My argument is that the reason why the preference of a fully informed,
impartially sympathetic observer can be regarded as the criterion of
right is that this perspective is implicitly conceived as holy. This
means that the criteriological meaning of right is not really distinct
from the religious meaning insofar as it deals with the conceived holy,
which, I argued, is the ultimate basis for the justification of moral
judgments. The only difference is that sometimes it is not explicitly
recognized that the acceptance of something as an ultimate standard
involves an acceptance of this something as holy. Once this is
recognized, it becomes evident that the transition from is- to
ought-statements depends upon the psychological fact that we have an
interest in being in harmony with that which is holy.
Recognizing the religious nature of all morality has several
advantages. First, it undercuts the claim that explicitly religious
moralities are illegitimate in principle. Second, it has the purely
philosophical advantage of increased understanding by uncovering the
appeals to ultimacy that are often made only covertly. Third, by
revealing that there is no purely “rational” justification for moral
judgments, and getting the appeal to the holy out in the open, it makes
clear what the quest for justification has to deal with, i.e.,
the conception of the holy. Fourth, as stated earlier, it allows us to
see that that which is the final ground for the justification of moral
judgments is also a basis or a motivation to be moral.2
Accordingly, it does not leave those who want to promote morality in
the position of having to hope passively that people will have the
emotions, attitudes and interests that are the precondition for moral
reflection and action. Rather, they can promote the moral life by
promoting the vision of the holy reality. In the words of Kenneth E.
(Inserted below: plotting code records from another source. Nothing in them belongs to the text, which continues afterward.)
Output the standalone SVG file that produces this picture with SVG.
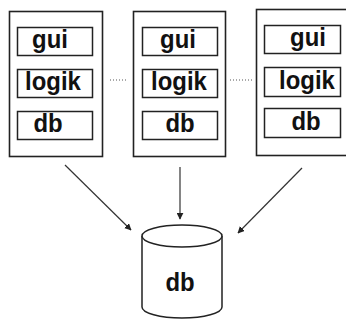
<svg xmlns="http://www.w3.org/2000/svg" width="346" height="320" viewBox="0 0 346 320">
  <defs>
    <style>
      .tier { fill: #ffffff; stroke: #222222; stroke-width: 1.6; }
      .layer { fill: #ffffff; stroke: #222222; stroke-width: 1.5; }
      .lbl { font-family: "Liberation Sans", Arial, sans-serif; font-weight: bold; font-size: 26px; fill: #111111; text-anchor: middle; }
      .edge { stroke: #333333; stroke-width: 1.2; fill: none; }
      .dots { stroke: #555555; stroke-width: 1; stroke-dasharray: 1 2; fill: none; }
      .drum { fill: #ffffff; stroke: #222222; stroke-width: 1.5; }
    </style>
    <marker id="arrow" viewBox="0 0 10 10" refX="9" refY="5" markerWidth="7" markerHeight="7" markerUnits="userSpaceOnUse" orient="auto">
      <path d="M0,0 L10,5 L0,10 z" fill="#222222"/>
    </marker>
  </defs>
  <rect width="346" height="320" fill="#ffffff"/>

  <!-- client 1 -->
  <g id="client1">
    <rect class="tier" x="9.5" y="11.5" width="93" height="145"/>
    <rect class="layer" x="17.5" y="27.5" width="75" height="28"/>
    <text class="lbl" transform="translate(50,48) scale(0.92,1)">gui</text>
    <rect class="layer" x="17.5" y="69.5" width="75" height="28"/>
    <text class="lbl" transform="translate(53,90) scale(0.92,1)">logik</text>
    <rect class="layer" x="17.5" y="111.5" width="75" height="28"/>
    <text class="lbl" transform="translate(48,132) scale(0.92,1)">db</text>
  </g>

  <!-- client 2 -->
  <g id="client2">
    <rect class="tier" x="133.5" y="11.5" width="92" height="145"/>
    <rect class="layer" x="142.5" y="27.5" width="75" height="28"/>
    <text class="lbl" transform="translate(178,48) scale(0.92,1)">gui</text>
    <rect class="layer" x="142.5" y="69.5" width="75" height="28"/>
    <text class="lbl" transform="translate(179,90) scale(0.92,1)">logik</text>
    <rect class="layer" x="142.5" y="111.5" width="75" height="28"/>
    <text class="lbl" transform="translate(180,132) scale(0.92,1)">db</text>
  </g>

  <!-- client 3 -->
  <g id="client3">
    <rect class="tier" x="256.5" y="9.5" width="100" height="146"/>
    <rect class="layer" x="264.5" y="25.5" width="76" height="28"/>
    <text class="lbl" transform="translate(308,46) scale(0.92,1)">gui</text>
    <rect class="layer" x="264.5" y="67.5" width="76" height="29"/>
    <text class="lbl" transform="translate(307,89) scale(0.92,1)">logik</text>
    <rect class="layer" x="264.5" y="108.5" width="76" height="29"/>
    <text class="lbl" transform="translate(306,130) scale(0.92,1)">db</text>
  </g>

  <!-- shared database -->
  <g id="database">
    <path class="drum" d="M142,236 L142,307 A40,11 0 0 0 222,307 L222,236"/>
    <ellipse class="drum" cx="182" cy="236" rx="40" ry="11"/>
    <text class="lbl" transform="translate(180,291) scale(0.92,1)">db</text>
  </g>

  <!-- connectors -->
  <g id="connectors">
    <line class="dots" x1="110" y1="80" x2="128" y2="80"/>
    <line class="dots" x1="230" y1="80" x2="252" y2="80"/>
    <line class="edge" x1="65" y1="165" x2="131" y2="230" marker-end="url(#arrow)"/>
    <line class="edge" x1="180" y1="167" x2="180" y2="219" marker-end="url(#arrow)"/>
    <line class="edge" x1="302" y1="168" x2="238" y2="233" marker-end="url(#arrow)"/>
  </g>
</svg>
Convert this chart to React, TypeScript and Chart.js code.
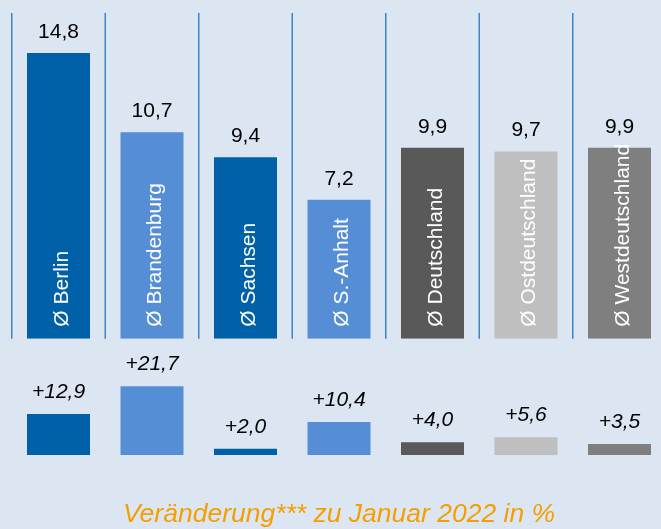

Kirk, the way to promote morality is not to set codes of behavior before
people, but to “stimulate the spirit of worship.”
Notes
1
At least this seems to be true of most of us, especially so far as
conscious awareness is con-cerned. Some “sensitives” do seem to
feel sympa-thetically the feelings of other people. And, according to
Abraham Heschel’s interpretation, the prophets were consciously
sympathetic to God’s feelings.
2
To avoid misunderstanding, I should add that I do not assume that to
know the good is, for humans, necessarily a sufficient motivation for
doing it. Beyond the fact that we will never adequately know “the
good,” in that our partial perspective will always distort our
perception of it, our anxieties about our own place in the scheme of
things will inevitably hinder an uncompromising pursuit of the good even
insofar as we have glimpsed it. (Of course, I am assuming here that we
have a vision of a good that transcends our partial perceived
interests.) Also, while our religious drive to be in harmony with the
holy provides some motivation for acting, and especially to the extent
that our perception and conception of the holy coincide, the religious
drive varies greatly in strength from person to person, in comparison
with other drives. Also, even in the most integrated people there will
surely be some divergence between the perceived and conceived holies.